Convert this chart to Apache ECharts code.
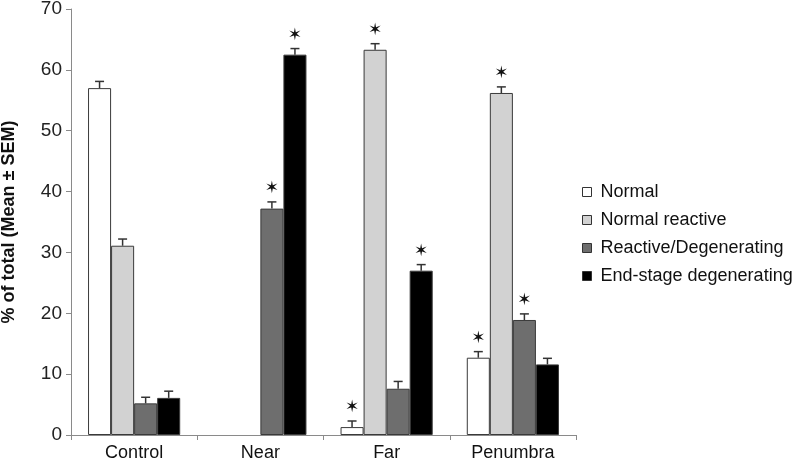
<!DOCTYPE html>
<html>
<head>
<meta charset="utf-8">
<script src="https://cdn.jsdelivr.net/npm/echarts@6/dist/echarts.min.js"></script>
<style>html,body{margin:0;padding:0;background:#fff;}#c{width:792px;height:463px;}</style>
</head>
<body>
<div id="c"></div>
<script>
const categories = ['Control', 'Near', 'Far', 'Penumbra'];
const seriesNames = ['Normal', 'Normal reactive', 'Reactive/Degenerating', 'End-stage degenerating'];
const normal = [57.0, 0, 1.3, 12.7];
const normalReactive = [31.1, 0, 63.3, 56.2];
const reactiveDeg = [5.2, 37.2, 7.6, 18.9];
const endStage = [6.1, 62.5, 27.0, 11.6];
const semNormal = [1.1, 0, 1.0, 1.0];
const semNormalReactive = [1.1, 0, 1.0, 1.0];
const semReactiveDeg = [1.0, 1.1, 1.2, 1.0];
const semEndStage = [1.1, 1.0, 1.0, 1.0];
const starNormal = [false, false, true, true];
const starNormalReactive = [false, false, true, true];
const starReactiveDeg = [false, true, false, true];
const starEndStage = [false, true, true, false];
const yTicks = [0, 10, 20, 30, 40, 50, 60, 70];

const values = [normal, normalReactive, reactiveDeg, endStage];
const sems = [semNormal, semNormalReactive, semReactiveDeg, semEndStage];
const stars = [starNormal, starNormalReactive, starReactiveDeg, starEndStage];
const colors = ['#ffffff', '#d2d2d2', '#6e6e6e', '#000000'];
const barFrac = 23 / 126;
const FONT = 'Liberation Sans, Arial, sans-serif';

const chart = echarts.init(document.getElementById('c'), null, {renderer: 'canvas'});
const series = [];
values.forEach((vals, i) => {
  series.push({
    name: seriesNames[i], type: 'bar',
    data: vals.map(v => v === 0 ? {value: 0, itemStyle: {borderWidth: 0}} : v),
    barWidth: (barFrac * 100).toFixed(2) + '%', barGap: '0%',
    itemStyle: {color: colors[i], borderColor: '#3a3a3a', borderWidth: 1},
    emphasis: {disabled: true}, animation: false
  });
});
values.forEach((vals, i) => {
  const data = vals.map((v, k) => [k, v, sems[i][k], stars[i][k] ? 1 : 0]);
  series.push({
    type: 'custom', animation: false, z: 5,
    data: data,
    renderItem: function (params, api) {
      const k = api.value(0), v = api.value(1), s = api.value(2), st = api.value(3);
      if (!v) return null;
      const band = api.size([1, 0])[0];
      const bw = band * barFrac;
      const base = api.coord([k, v]);
      const top = api.coord([k, v + s]);
      const x = base[0] + (i - 1.5) * bw;
      const children = [
        {type: 'line', shape: {x1: x, y1: base[1], x2: x, y2: top[1]}, style: {stroke: '#333', lineWidth: 1.5}},
        {type: 'line', shape: {x1: x - 4.5, y1: top[1], x2: x + 4.5, y2: top[1]}, style: {stroke: '#333', lineWidth: 1.5}}
      ];
      if (st) {
        children.push({type: 'text', style: {text: '\u2736', x: x, y: top[1] - 13, align: 'center', verticalAlign: 'middle', fontSize: 17, fontFamily: 'DejaVu Sans', fill: '#111'}});
      }
      return {type: 'group', children: children};
    }
  });
});

chart.setOption({
  backgroundColor: '#fff',
  animation: false,
  grid: {left: 71, right: 216, top: 9, bottom: 28, containLabel: false, outerBoundsMode: 'none'},
  legend: {
    data: seriesNames, orient: 'vertical', left: 577, top: 178,
    itemWidth: 9, itemHeight: 9, itemGap: 10,
    icon: 'rect',
    itemStyle: {borderColor: '#333', borderWidth: 1},
    textStyle: {fontFamily: FONT, fontSize: 18, color: '#111', padding: [0, 0, 0, 4], lineHeight: 18},
    selectedMode: false
  },
  xAxis: {
    type: 'category', data: categories,
    axisLine: {lineStyle: {color: '#8a8a8a', width: 1}},
    axisTick: {show: true, length: 5, lineStyle: {color: '#8a8a8a'}},
    axisLabel: {fontFamily: FONT, fontSize: 18, color: '#111', margin: 9}
  },
  yAxis: {
    type: 'value', min: yTicks[0], max: yTicks[yTicks.length - 1], interval: 10,
    name: '% of total (Mean \u00b1 SEM)', nameLocation: 'middle', nameGap: 53,
    nameTextStyle: {fontFamily: FONT, fontSize: 18, fontWeight: 'bold', color: '#111'},
    axisLine: {show: true, lineStyle: {color: '#8a8a8a', width: 1}},
    axisTick: {show: true, length: 5, lineStyle: {color: '#8a8a8a'}},
    axisLabel: {fontFamily: FONT, fontSize: 19, color: '#222', margin: 9},
    splitLine: {show: false}
  },
  series: series
});
</script>
</body>
</html>
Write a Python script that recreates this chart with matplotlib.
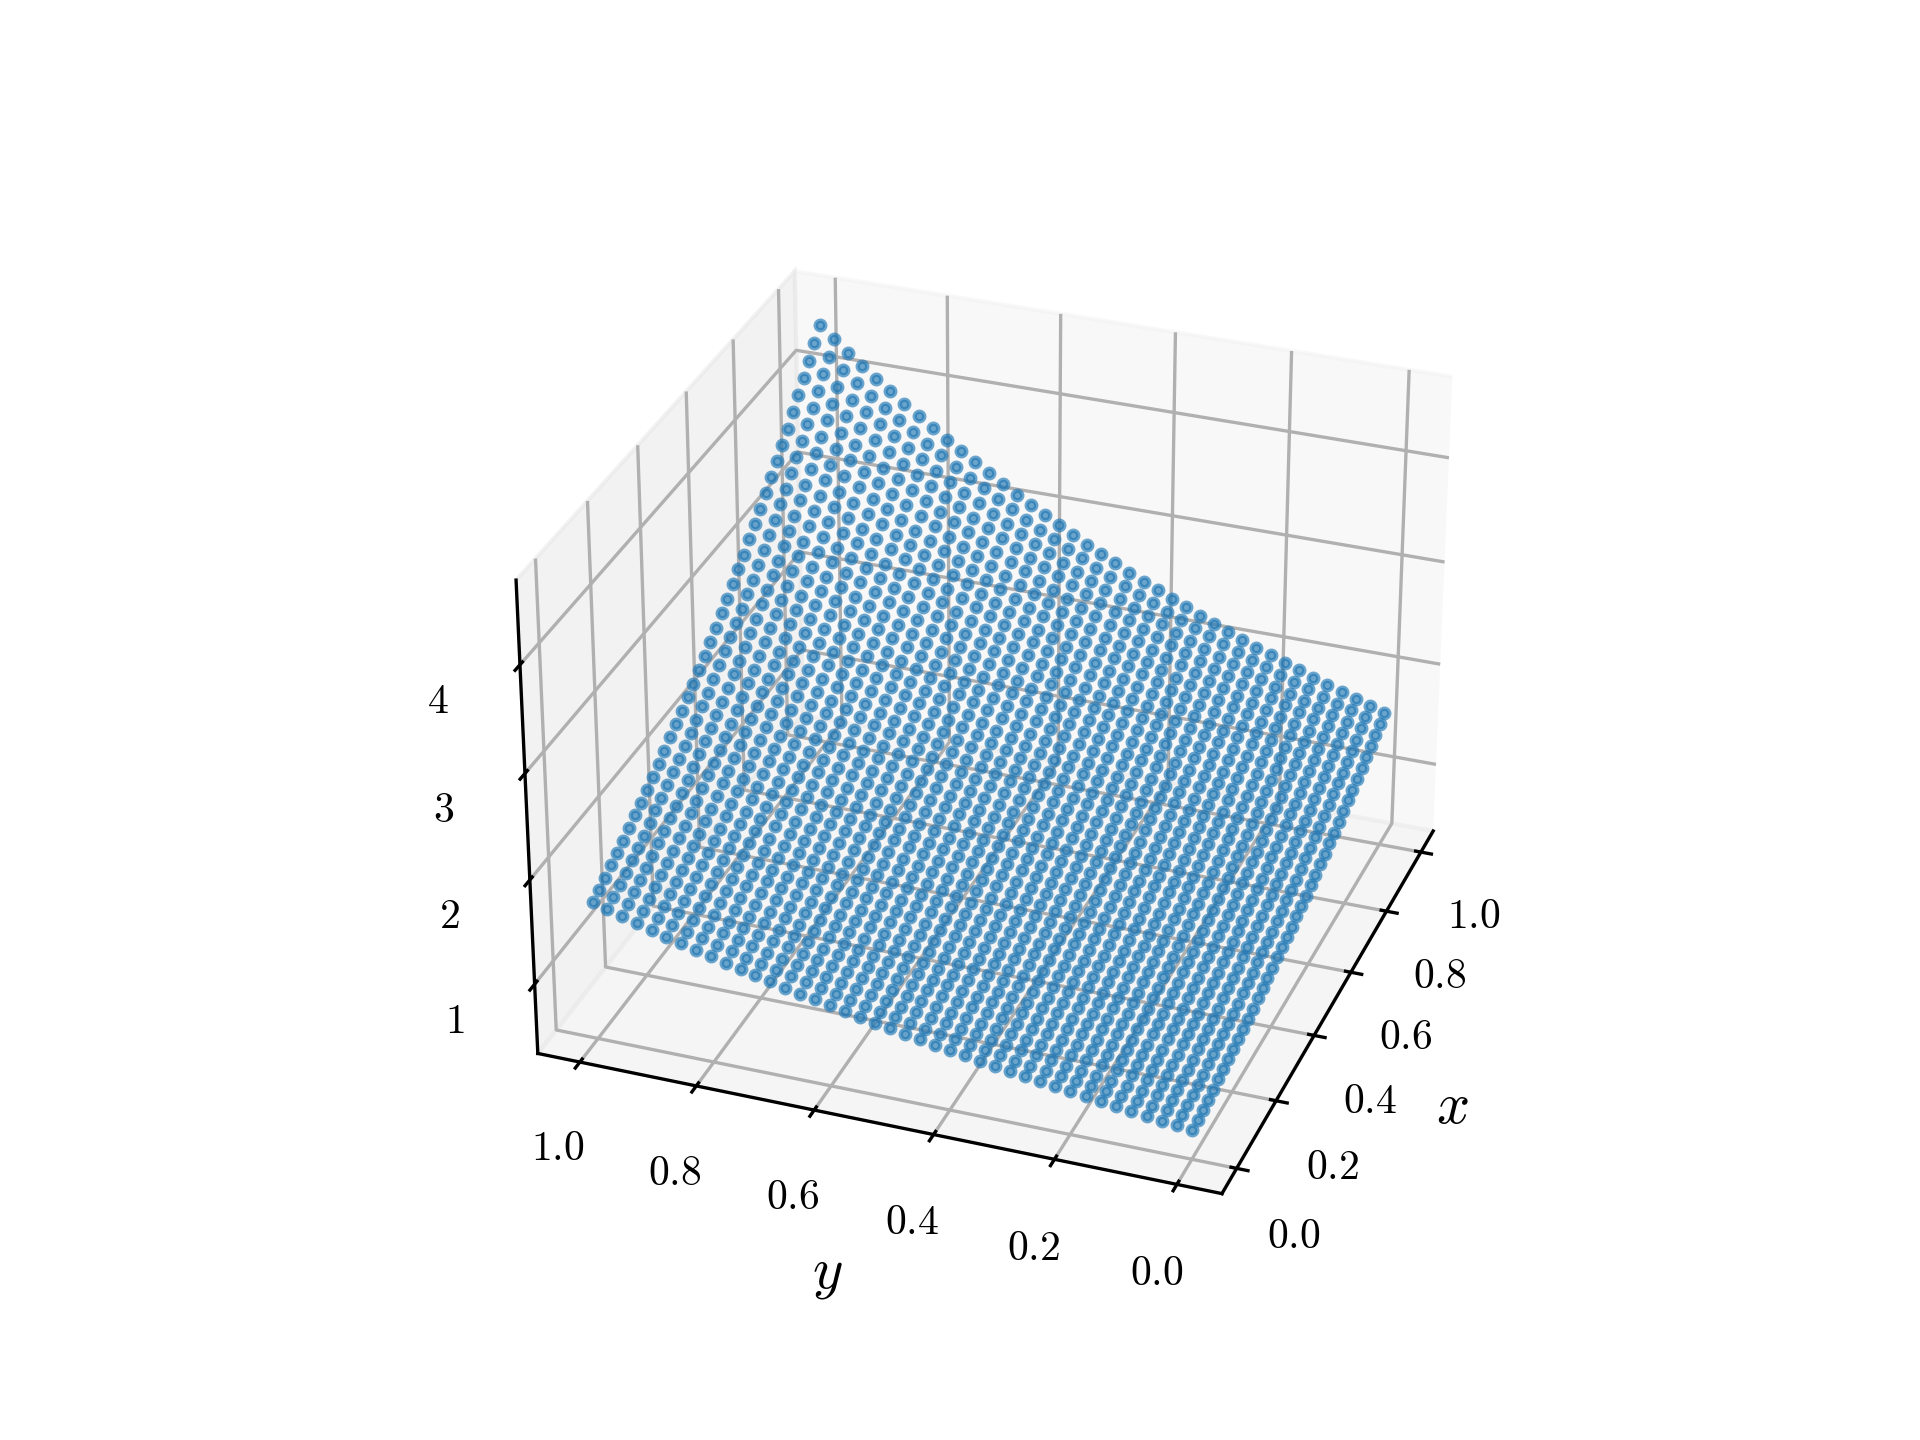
import numpy as np
import matplotlib
matplotlib.use("Agg")
import matplotlib.pyplot as plt

plt.rcParams['mathtext.fontset'] = 'cm'
plt.rcParams['font.family'] = 'serif'
plt.rcParams['font.serif'] = ['cmr10', 'DejaVu Serif']
plt.rcParams['axes.formatter.use_mathtext'] = True

# Grid coordinates, shared by both axes
grid_values = [0.000, 0.025, 0.050, 0.075, 0.100, 0.125, 0.150, 0.175, 0.200, 0.225,
               0.250, 0.275, 0.300, 0.325, 0.350, 0.375, 0.400, 0.425, 0.450, 0.475,
               0.500, 0.525, 0.550, 0.575, 0.600, 0.625, 0.650, 0.675, 0.700, 0.725,
               0.750, 0.775, 0.800, 0.825, 0.850, 0.875, 0.900, 0.925, 0.950, 0.975,
               1.000]

# Surface height read along each anti-diagonal of the grid (index = column + row)
z_levels = [0.607, 0.622, 0.638, 0.654, 0.670, 0.687, 0.705, 0.723, 0.741, 0.760,
            0.779, 0.799, 0.819, 0.839, 0.861, 0.882, 0.905, 0.928, 0.951, 0.975,
            1.000, 1.025, 1.051, 1.078, 1.105, 1.133, 1.162, 1.191, 1.221, 1.252,
            1.284, 1.317, 1.350, 1.384, 1.419, 1.455, 1.492, 1.530, 1.568, 1.608,
            1.649, 1.691, 1.733, 1.777, 1.822, 1.868, 1.916, 1.964, 2.014, 2.065,
            2.117, 2.171, 2.226, 2.282, 2.340, 2.399, 2.460, 2.522, 2.586, 2.651,
            2.718, 2.787, 2.858, 2.930, 3.004, 3.080, 3.158, 3.238, 3.320, 3.404,
            3.490, 3.579, 3.669, 3.762, 3.857, 3.955, 4.055, 4.158, 4.263, 4.371,
            4.482]

xy_ticks = [0.0, 0.2, 0.4, 0.6, 0.8, 1.0]
xy_tick_labels = ['$0.0$', '$0.2$', '$0.4$', '$0.6$', '$0.8$', '$1.0$']
z_ticks = [1, 2, 3, 4]
z_tick_labels = ['$1$', '$2$', '$3$', '$4$']

grid = np.array(grid_values)
levels = np.array(z_levels)
J, I = np.meshgrid(np.arange(grid.size), np.arange(grid.size))
X = grid[J]
Y = grid[I]
Z = levels[I + J]

fig = plt.figure(figsize=(6.4, 4.8), dpi=300)
ax = fig.add_subplot(projection='3d')
ax.scatter(X.ravel(), Y.ravel(), Z.ravel(), s=5.2, linewidths=1.05, alpha=0.65,
           depthshade=False, color='C0')
ax.view_init(elev=30, azim=200)
ax.set_xticks(xy_ticks)
ax.set_xticklabels(xy_tick_labels, fontsize=10)
ax.set_yticks(xy_ticks)
ax.set_yticklabels(xy_tick_labels, fontsize=10)
ax.set_zticks(z_ticks)
ax.set_zticklabels(z_tick_labels, fontsize=10)
ax.set_xlabel('$x$', fontsize=14)
ax.set_ylabel('$y$', fontsize=14)
fig.savefig('out.png', dpi=300)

Your task =
Some lines of the data may hold the word "script". Say how many do, with nothing else.

The reply =
4